The Inescapable Facts

  • If there is no opportunity for schools to participate in a mutual staff sickness mutual fund then they will be paying commercial providers at least 30% more a year on average to cover their supply staff costs than is necessary. That’s simply from the profit the insurance companies have to make, broker fees and insurance premium tax which is added on top of all the other costs.
  • As a result the authorities with the lowest cost per staff FTE currently run their own defined benefit mutual schemes. If you already operate an absence and/or maternity scheme for schools’ supply staff costs and you are not controlling it using a bespoke system designed specifically to manage it effectively then you could be saving much more.
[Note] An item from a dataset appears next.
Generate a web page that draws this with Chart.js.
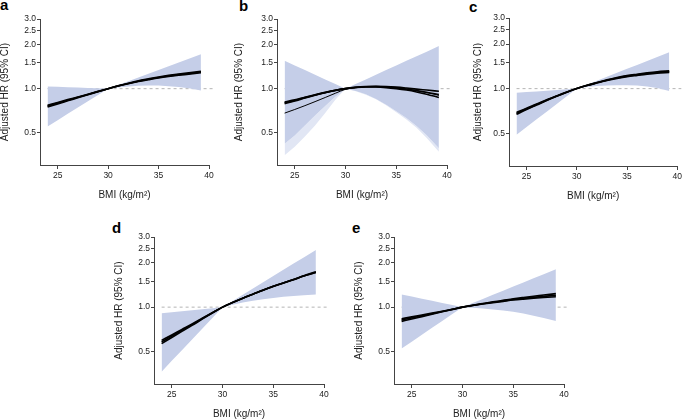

There is only one system available that has been developed with other authorites help to enable you to easily acheive this.
  • The Esphera Staff Absence and Claims Management System will optimise the running of your scheme and typically could save you £450,000 each year on a £3m fund.
  • Typical savings are 15% of fund value. Approximate cost are 2-3% of fund value. Why wait to implement this self funding solution?
  • The system can be configured in a few weeks, has no impact on authority IT and can be saving you money from the outset.
  • The longer action is delayed the more schools’ money is being wasted.